In some parts of the province, there's a need for more primary-care services, collaboratives teams and emergency rooms empowered to stabilize and transfer patients to specialized facilities, he said.

"That would deliver a higher standard of care, with the acute specialized care being delivered in a smaller number of centres," said Parfrey, who also views unnecessary testing as an issue that needs to be addressed. 

Increased spending to address the social determinants of health, such as poverty and education, would provide added help in lowering health-care spending, he added.

Smarter spending

These days, the Health Department has focused on finding ways to spend its budget in a smarter fashion. Haggie pinpoints the use of community services as one way the province has done this.

"These would be some reflection maybe of some of our hub initiatives where we're putting resources into the community rather than hospitals and putting them into front-line services rather than more expensive, high-tech stuff. I think the future of health care in this province is around community delivery." 

"I think the future of health care in this province is around community delivery."  — John Haggie

In western Newfoundland, a pilot project has paramedics visiting people in their homes to help monitor their health and avoid hospital visits. More than 1,300 patients in Newfoundland and Labrador have their chronic health conditions monitored remotely through electronic devices.

"Surprisingly enough, this hasn't been a challenge for the group you would think," Haggie said. "Seniors have taken to this technology and they're monitored by RNs centrally located, but these people never leave their homes."

The issue of serving an aging population remains a pivotal one, as the CIHI report shows the 65-74 age bracket has steadily accounted for more and more of Newfoundland and Labrador's health spending. It reached the 20 per cent mark in 2017. Today, that age group represents just about half of the baby boom generation.

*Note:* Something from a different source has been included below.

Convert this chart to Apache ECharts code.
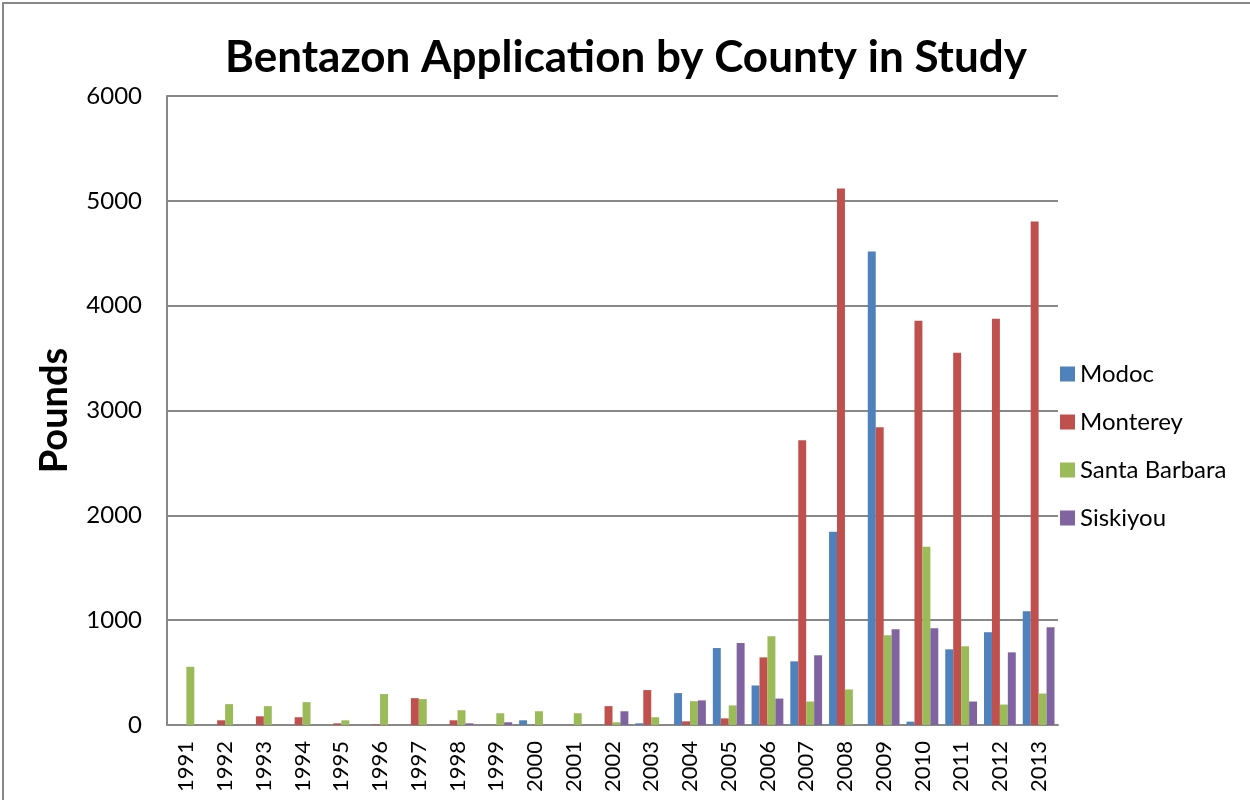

"We are aging more rapidly than lots of other provinces, so certainly we're seeing numerically more of the boomers, and as you get older, traditionally your health-care needs do increase," Haggie said. "Having said that, there is some evidence that this boom generation will actually be the healthiest 65-year-olds that we've seen. It's not clear how much of an impact that's going to have on health-care demand."

Parfrey noted that in rural parts of the province, the senior population is increasing more rapidly, while fewer children are being born.

"We have services that are geared towards the children of the province, and we have no services that are geared towards the elderly of the province," he said.